Doug Pond, Rain Taxi (Summer 2004)
This offbeat, surrealist novel has been popular in France for the last half-century. Brian Harper's new translation makes a revised edition based on Vian's original manuscript available to English speakers for the first time. The novel's plot follows the rise and fall of two youthful romances. One romance involves the wealthy and idle Colin, who falls in love with Chloe. The other involves Colin's friend Chick, who falls in love with Chloe's friend Alise. The narrative opens with cheerful whimsicality, but it takes on a darker tone when troubles arise for both relationships. Chloe falls ill with "a water lily in her lungs; as a result Colin must sell his possessions and work at pointless and degrading jobs to pay for doctors who can't cure her. Chick, on the other hand, suffers a different ailment when he becomes so obsessed with the philosopher Jean-Sol Partre that he neglects Alise and reduces her to murderous desperation. A notable feature of Vian's style is his tendency to highlight impossible environmental conditions as oblique counterpoints to his characters' understated emotions. For example, after Colin is forced to sell one of his prized possessions, "The green-blue sky was hanging practically down to the pavement and large white spots marked where clouds had just smashed down." Such fantastical elements also permeate Vian's social world: e.g., an invention called a "pianocktail," currency known as "doublezons," and weapons referred to as "heart-snatchers" and "cop-killers." The novel reads like a combination of Lewis Carroll and Thomas Pynchon, and sometimes Vian's absurdist style creates an emotionally distant effect. But its final chapters sustained a powerful note of sadness for two young loves ruined by mortality, rival intellectual obsessions, and a repressive work ethic.

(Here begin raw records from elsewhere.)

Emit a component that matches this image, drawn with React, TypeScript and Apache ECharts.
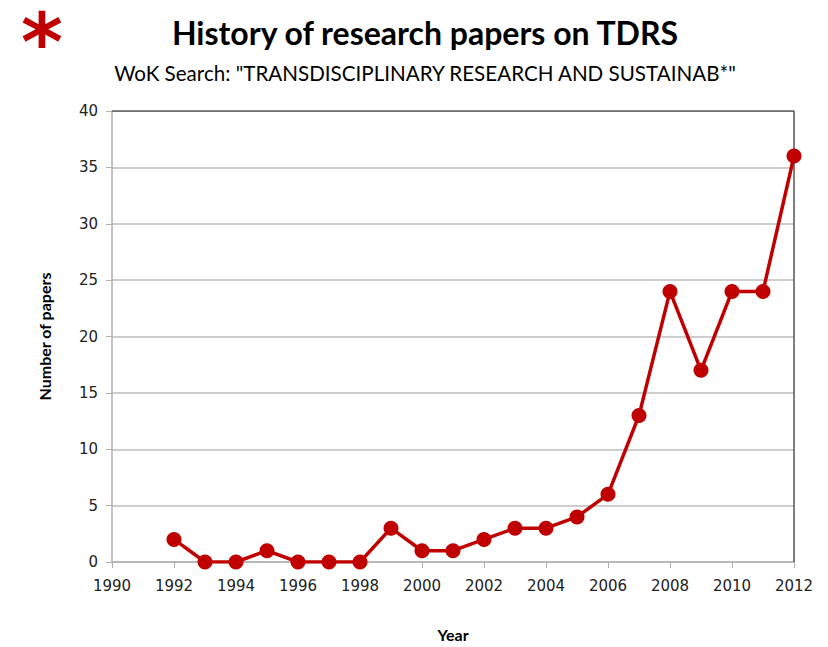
import React, { useEffect, useRef } from "react";
import * as echarts from "echarts";

const years = [1992, 1993, 1994, 1995, 1996, 1997, 1998, 1999, 2000, 2001, 2002, 2003, 2004, 2005, 2006, 2007, 2008, 2009, 2010, 2011, 2012];
const papers = [2, 0, 0, 1, 0, 0, 0, 3, 1, 1, 2, 3, 3, 4, 6, 13, 24, 17, 24, 24, 36];
const titleText = "History of research papers on TDRS";
const subtitleText = 'WoK Search: "TRANSDISCIPLINARY RESEARCH AND SUSTAINAB*"';

export default function App() {
  const ref = useRef<HTMLDivElement>(null);
  useEffect(() => {
    if (!ref.current) return;
    const chart = echarts.init(ref.current, null, { renderer: "svg" });
    const red = "#c00000";
    chart.setOption({
      animation: false,
      backgroundColor: "#ffffff",
      title: [
        {
          text: titleText,
          left: 420,
          textAlign: "center",
          top: 11,
          textStyle: { fontFamily: "Lato", fontWeight: "bold", fontSize: 32, color: "#000" },
        },
        {
          text: subtitleText,
          left: 420,
          textAlign: "center",
          top: 57,
          textStyle: { fontFamily: "Lato", fontWeight: "normal", fontSize: 20.6, color: "#000" },
        },
      ],
      graphic: [
        {
          type: "text",
          left: 21,
          top: 2,
          style: { text: "*", fill: red, font: "bold 80px 'DejaVu Sans'" },
        },
      ],
      grid: { left: 112, right: 34, top: 111, bottom: 70, show: false },
      xAxis: {
        type: "value",
        min: 1990,
        max: 2012,
        interval: 2,
        name: "Year",
        nameLocation: "middle",
        nameGap: 64,
        nameTextStyle: { fontFamily: "Lato", fontWeight: "bold", fontSize: 16, color: "#000" },
        axisLine: { show: true, lineStyle: { color: "#b0b0b0", width: 1.5 } },
        axisTick: { show: true, length: 6, lineStyle: { color: "#b0b0b0" } },
        axisLabel: {
          margin: 16,
          fontFamily: "DejaVu Sans",
          fontSize: 15,
          color: "#222",
          formatter: (v: number) => String(v),
        },
        splitLine: { show: false },
      },
      yAxis: [
        {
          type: "value",
          min: 0,
          max: 40,
          interval: 5,
          name: "Number of papers",
          nameLocation: "middle",
          nameGap: 60,
          nameRotate: 90,
          nameTextStyle: { fontFamily: "Lato", fontWeight: "bold", fontSize: 16, color: "#000" },
          axisLine: { show: true, lineStyle: { color: "#b0b0b0", width: 1.5 } },
          axisTick: { show: true, length: 6, lineStyle: { color: "#b0b0b0" } },
          axisLabel: { margin: 14, fontFamily: "DejaVu Sans", fontSize: 15, color: "#222" },
          splitLine: { show: true, lineStyle: { color: "#bcbcbc", width: 1.5 } },
        },
      ],
      series: [
        {
          type: "line",
          data: years.map((y, i) => [y, papers[i]]),
          symbol: "circle",
          symbolSize: 15,
          lineStyle: { color: red, width: 3.5 },
          itemStyle: { color: red },
          z: 5,
        },
        {
          type: "line",
          data: [[1990, 40], [2012, 40], [2012, 0]],
          symbol: "none",
          silent: true,
          lineStyle: { color: "#555", width: 1.5 },
          z: 1,
        },
      ],
    });
    return () => chart.dispose();
  }, []);
  return <div ref={ref} style={{ position: "absolute", left: 0, top: 0, width: 828, height: 647 }} />;
}
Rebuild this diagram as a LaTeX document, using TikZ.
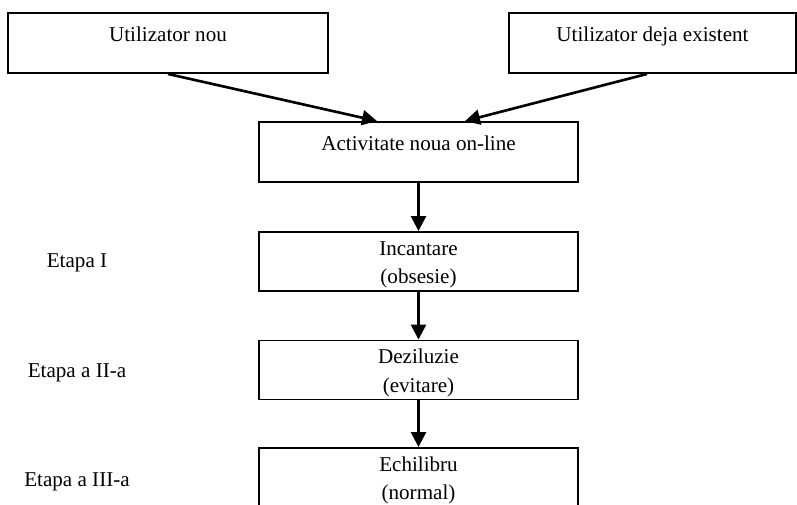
\documentclass[tikz,border=0pt]{standalone}
\usepackage{fontspec}
\setmainfont{Liberation Serif}
\usetikzlibrary{arrows.meta}

\begin{document}
\begin{tikzpicture}[x=0.02cm, y=-0.02cm,
  box/.style={draw, line width=1.1pt, minimum width=6.38cm, inner sep=0pt,
    text height=0.56cm, text depth=0.64cm, font=\fontsize{12}{16}\selectfont},
  stagebox/.style={box, align=center, text height=1.03cm, text depth=0.15cm},
  etapa/.style={font=\fontsize{12}{14}\selectfont},
  flow/.style={line width=1.5pt, -{Triangle[length=0.3cm,width=0.3cm]}}]

\useasboundingbox (0,0) rectangle (797,504);

\node[box, minimum width=6.4cm]  (nou)   at (168,43)   {Utilizator nou};
\node[box, minimum width=5.74cm] (vechi) at (652.5,43) {Utilizator deja existent};
\node[box] (act) at (418.5,152) {Activitate noua on-line};

\node[stagebox] (inc) at (418.5,261.5) {Incantare\\(obsesie)};
\node[stagebox] (dez) at (418.5,370)   {Deziluzie\\(evitare)};
\node[stagebox] (ech) at (418.5,477.5) {Echilibru\\(normal)};

\node[etapa] (e1) at (77,263) {Etapa I};
\node[etapa] (e2) at (77,373) {Etapa a II-a};
\node[etapa] (e3) at (77,482) {Etapa a III-a};

\draw[flow] (nou.south) -- ([xshift=-0.83cm]act.north);
\draw[flow] ([xshift=-0.11cm]vechi.south) -- ([xshift=0.93cm]act.north);
\draw[flow] (act) -- (inc);
\draw[flow] (inc) -- (dez);
\draw[flow] (dez) -- (ech);

\end{tikzpicture}
\end{document}
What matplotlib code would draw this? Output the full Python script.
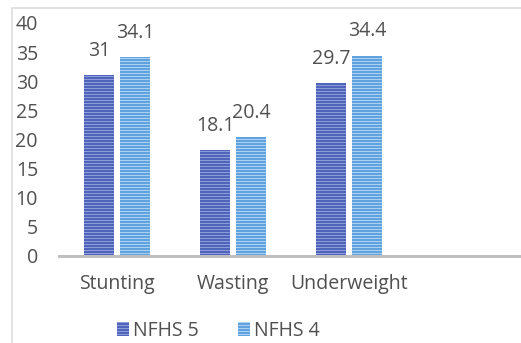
import matplotlib
matplotlib.use("Agg")
import matplotlib.pyplot as plt
from matplotlib.patches import Rectangle
import numpy as np

# Data
categories = ["Stunting", "Wasting", "Underweight", ""]
nfhs5 = [31, 18.1, 29.7]
nfhs4 = [34.1, 20.4, 34.4]
series_names = ["NFHS 5", "NFHS 4"]
y_ticks = [0, 5, 10, 15, 20, 25, 30, 35, 40]

DPI = 108
W, H = 521, 343
plt.rcParams["font.family"] = ["Open Sans", "DejaVu Sans"]
plt.rcParams["hatch.linewidth"] = 0.75
text_color = "#505050"
FS = 13

fig = plt.figure(figsize=(W / DPI, H / DPI), dpi=DPI)
fig.patch.set_facecolor("white")

# outer chart frame (only top/left visible, rest runs off the canvas)
fig.add_artist(Rectangle((12 / W, -0.2), 1.2, 1.2 - 7.5 / H,
                         transform=fig.transFigure, fill=False,
                         edgecolor="#d9d9d9", linewidth=1.0))

ax = fig.add_axes([59 / W, 1 - 255.5 / H, 464 / W, (255.5 - 23) / H])
ax.set_facecolor("none")

x = np.arange(len(nfhs5))
width = 0.259
offset = 0.155
b5 = ax.bar(x - offset, nfhs5, width, color="#4d62b8", edgecolor="#8c9cda",
            linewidth=0, hatch="------", label=series_names[0])
b4 = ax.bar(x + offset, nfhs4, width, color="#5b9fdd", edgecolor="#acd0f2",
            linewidth=0, hatch="------", label=series_names[1])

for bars in (b5, b4):
    ax.bar_label(bars, fmt="{:g}", padding=9.5, fontsize=FS, color=text_color)

ax.set_xlim(-0.5, len(categories) - 0.5)
ax.set_ylim(0, 40)
ax.set_xticks(range(len(categories)))
ax.set_xticklabels(categories)
ax.set_yticks(y_ticks)

for side in ("top", "right", "left"):
    ax.spines[side].set_visible(False)
ax.spines["bottom"].set_color("#bfbfbf")
ax.spines["bottom"].set_linewidth(2.0)
ax.spines["bottom"].set_clip_on(False)

ax.tick_params(axis="y", length=0, pad=14, labelsize=FS, labelcolor=text_color)
ax.tick_params(axis="x", length=0, pad=12, labelsize=FS, labelcolor=text_color)

fig.legend(handles=[b5, b4], labels=series_names, loc="center left",
           bbox_to_anchor=(117 / W, 1 - 331 / H), bbox_transform=fig.transFigure,
           ncol=2, frameon=False, fontsize=FS, labelcolor=text_color,
           handlelength=0.62, handleheight=0.72, handletextpad=0.2,
           columnspacing=2.0, borderpad=0, borderaxespad=0)

fig.savefig("out.png", dpi=DPI)
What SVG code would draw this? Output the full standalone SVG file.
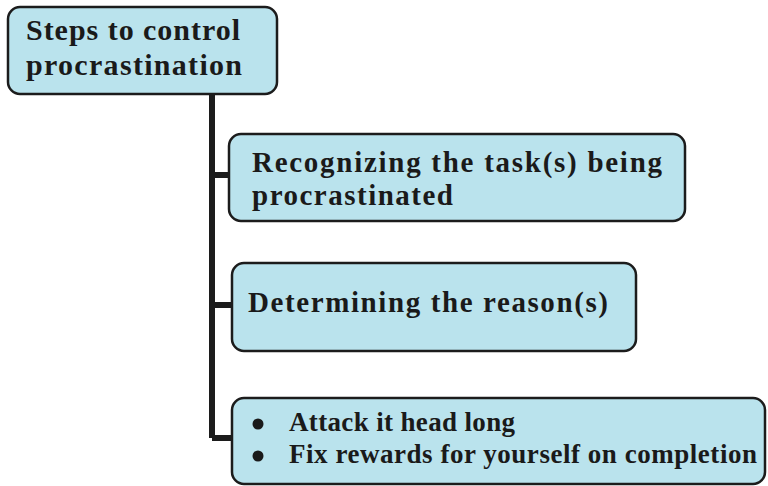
<svg xmlns="http://www.w3.org/2000/svg" width="768" height="486" viewBox="0 0 768 486">
<style>
.box{fill:#bae3ed;stroke:#1c1c1c;stroke-width:2.5}
.t{font-family:"Liberation Serif","DejaVu Serif",serif;font-weight:bold;fill:#1a1a1a}
.conn{stroke:#1c1c1c;stroke-width:6;fill:none}
</style>
<rect width="768" height="486" fill="#ffffff"/>
<g id="connectors">
<path class="conn" d="M212 94 V438 M212 175 H230 M212 305 H233 M212 438 H233"/>
</g>
<g id="root">
<rect class="box" x="8" y="7" width="269" height="87" rx="12"/>
<text class="t" x="26" y="40" font-size="30" textLength="214" lengthAdjust="spacing">Steps to control</text>
<text class="t" x="26" y="75" font-size="30" textLength="216" lengthAdjust="spacing">procrastination</text>
</g>
<g id="step1">
<rect class="box" x="229" y="134" width="456" height="87" rx="12"/>
<text class="t" x="252" y="172" font-size="29" textLength="410" lengthAdjust="spacing">Recognizing the task(s) being</text>
<text class="t" x="252" y="205" font-size="29" textLength="201" lengthAdjust="spacing">procrastinated</text>
</g>
<g id="step2">
<rect class="box" x="232" y="263" width="404" height="88" rx="12"/>
<text class="t" x="248" y="312" font-size="29" textLength="360" lengthAdjust="spacing">Determining the reason(s)</text>
</g>
<g id="step3">
<rect class="box" x="232" y="398" width="533" height="86" rx="12"/>
<circle cx="258" cy="424" r="5.5" fill="#1a1a1a"/>
<circle cx="258" cy="456" r="5.5" fill="#1a1a1a"/>
<text class="t" x="289" y="431" font-size="27" textLength="226" lengthAdjust="spacing">Attack it head long</text>
<text class="t" x="289" y="463" font-size="27" textLength="468" lengthAdjust="spacing">Fix rewards for yourself on completion</text>
</g>
</svg>
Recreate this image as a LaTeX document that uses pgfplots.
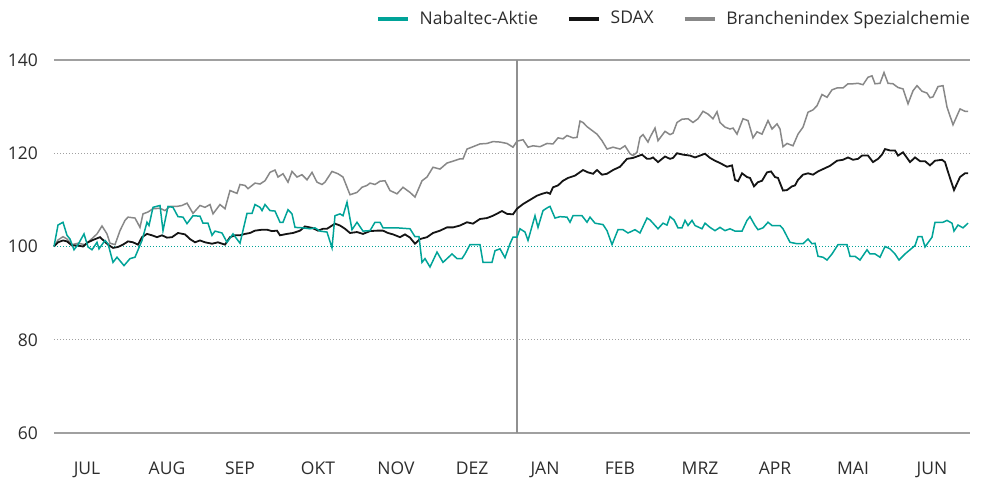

Thomas Hove, Review of Contemporary Fiction (Summer 2004)
Boris Vian's "Foam of the Daze", translated by Brian Harper (Tam Tam; paperback, $18) has been called "the most poignant love story of our time" (by the French polymath Raymond Queneau). The love of Colin and Chloe may end tragically, but the novel is filled with wordplay (one character collects Jean-Sol Partre memorabilia) and such imaginative notions as the "pianocktail" -- a drink blended by playing a keyboard to release different combinations of liqueurs and flavorings. Vian himself remains a legend in France; imagine a James Dean who played jazz trumpet, wrote innovative novels and poems, and died young from a bad heart.